Beyond The Scale


In most facets of life, someone somewhere has received the burden of struggling at one point or another. Possibly these struggles are rare in occurrence, or that person is given the luck of the draw with countless struggles to their name. Those struggles can be controlled by their possessor or be completely unsolvable. Stepping onto the scale and watching the numbers climb higher, or maybe lower, than you hoped for is a struggle that normal individuals have ingrained in their brain to not go through. Regret is smeared across the face of those feet that stepped onto the scale and didn’t like what they saw. Hopeless is the defining word that is stamped across their forehead.

Whether or not the individual’s final flashing number is above or below their height average, that person’s self image instantly comes to mind and that number is their definition. Their definition of the person they are, the definition of the clothes they wear, the definition of the activities they pursue. The small number at their feet provides a bigger impact than any “major” life issue. It all comes down to how people perceive them and how that impacts how they view themselves.

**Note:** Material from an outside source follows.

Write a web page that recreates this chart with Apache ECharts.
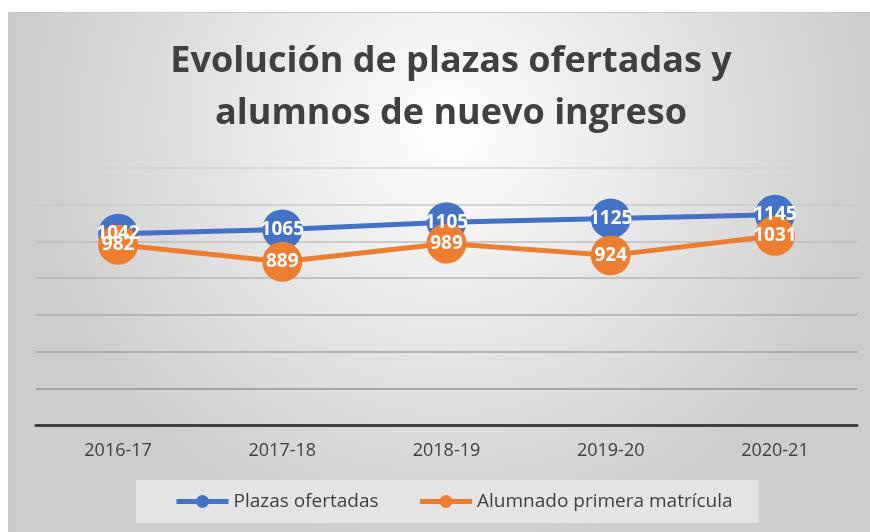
<!DOCTYPE html>
<html>
<head>
<meta charset="utf-8">
<script src="https://cdn.jsdelivr.net/npm/echarts@6/dist/echarts.min.js"></script>
<style>
  html, body { margin: 0; padding: 0; background: #fff; }
  #chart { width: 870px; height: 532px; }
</style>
</head>
<body>
<div id="chart"></div>
<script>
// datos del grafico
const cursos = ['2016-17', '2017-18', '2018-19', '2019-20', '2020-21']
const plazasOfertadas = [1042, 1065, 1105, 1125, 1145]
const alumnadoPrimera = [982, 889, 989, 924, 1031]

const fuente = '"Open Sans", "Noto Sans", sans-serif'
const chart = echarts.init(document.getElementById('chart'))

const labelStyle = {
  show: true,
  position: 'inside',
  color: '#fff',
  fontSize: 19,
  fontWeight: 'bold',
  fontFamily: fuente
}

chart.setOption({
  backgroundColor: '#fff',
  animation: false,
  graphic: [{
    type: 'rect',
    z: -10,
    silent: true,
    shape: { x: 8.5, y: 12.5, width: 880, height: 530 },
    style: {
      stroke: '#c8c8c8',
      lineWidth: 1,
      fill: {
        type: 'radial', x: 0.5, y: 0.22, r: 0.8,
        colorStops: [
          { offset: 0, color: '#ffffff' },
          { offset: 1, color: '#cdcdcd' }
        ]
      }
    }
  }],
  title: {
    text: 'Evolución de plazas ofertadas y\nalumnos de nuevo ingreso',
    left: 446,
    textAlign: 'center',
    top: 31,
    textStyle: {
      fontFamily: fuente,
      fontSize: 36,
      fontWeight: 'bold',
      color: '#404040',
      lineHeight: 52
    }
  },
  legend: {
    left: 136,
    top: 480,
    padding: [12, 26, 12, 38],
    backgroundColor: '#e4e4e4',
    itemWidth: 52,
    itemHeight: 16,
    itemGap: 39,
    textStyle: { fontFamily: fuente, fontSize: 19, color: '#404040' },
    data: [
      { name: 'Plazas ofertadas', lineStyle: { width: 5 } },
      { name: 'Alumnado primera matrícula', lineStyle: { width: 5 } }
    ]
  },
  grid: { left: 36, right: 13, top: 168, bottom: 107 },
  xAxis: {
    type: 'category',
    data: cursos,
    axisLine: { lineStyle: { color: '#404040', width: 3 } },
    axisTick: { show: false },
    axisLabel: { fontFamily: fuente, fontSize: 18, color: '#404040', margin: 17 }
  },
  yAxis: {
    type: 'value',
    min: 0,
    max: 1400,
    interval: 200,
    axisLabel: { show: false },
    axisLine: { show: false },
    axisTick: { show: false },
    splitLine: {
      lineStyle: {
        color: ['#8c8c8c', '#969696', '#a0a0a0', '#aaaaaa', '#b4b4b4', '#bebebe', '#c8c8c8', '#d2d2d2'],
        width: 1.5
      }
    }
  },
  series: [{
    name: 'Plazas ofertadas',
    type: 'line',
    data: plazasOfertadas,
    symbol: 'circle',
    symbolSize: 40,
    color: '#4472C4',
    lineStyle: { width: 5 },
    label: labelStyle
  }, {
    name: 'Alumnado primera matrícula',
    type: 'line',
    data: alumnadoPrimera,
    symbol: 'circle',
    symbolSize: 40,
    color: '#ED7D31',
    lineStyle: { width: 5 },
    label: labelStyle
  }]
})
</script>
</body>
</html>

“It seems [people] are always watching what they are eating to help their body and worrying about what others think of their body,” sophomore Miranda Chamberlin said. “Even though [people of varying size] are in different positions there are some similarities between their thoughts.”

It can safely be assumed that that in today’s world the above-average scale recipients are deemed inferior to their lower-number counterparts. Pop culture and media are just some of the sources accountable for this assumption. Because of this, many patrons all over the world ask themselves questions pertaining to, “am I that size?” or “is my butt like that person’s?”

“[People of all sizes] worry about how they look and how others will think of their body,” sophomore Lily Highley said. “[They] all [have] the same problems, just [with] different [numbers].”

Even if two individuals are on the polar opposite sides of the scale spectrum, they can still feel the same feelings as if they swapped places. The below-average scale reading receiver is normally glorified by society.

“The skinny person is the ideal body figure nowadays,” Highley said. “When people see someone so skinny they say, ‘oh, your body is so perfect! I wish I could have your body’ because everyone wants to be skinny.”

Witnessing marketing from top-notch brands portraying that “all sizes are beautiful” is just the beginning of an emerging movement for body empowerment, rather than change. If anyone battling with the scale sees these ads and knows it’s okay to be who they are, then they shouldn’t have a problem truly discovering themselves in a positive self image state.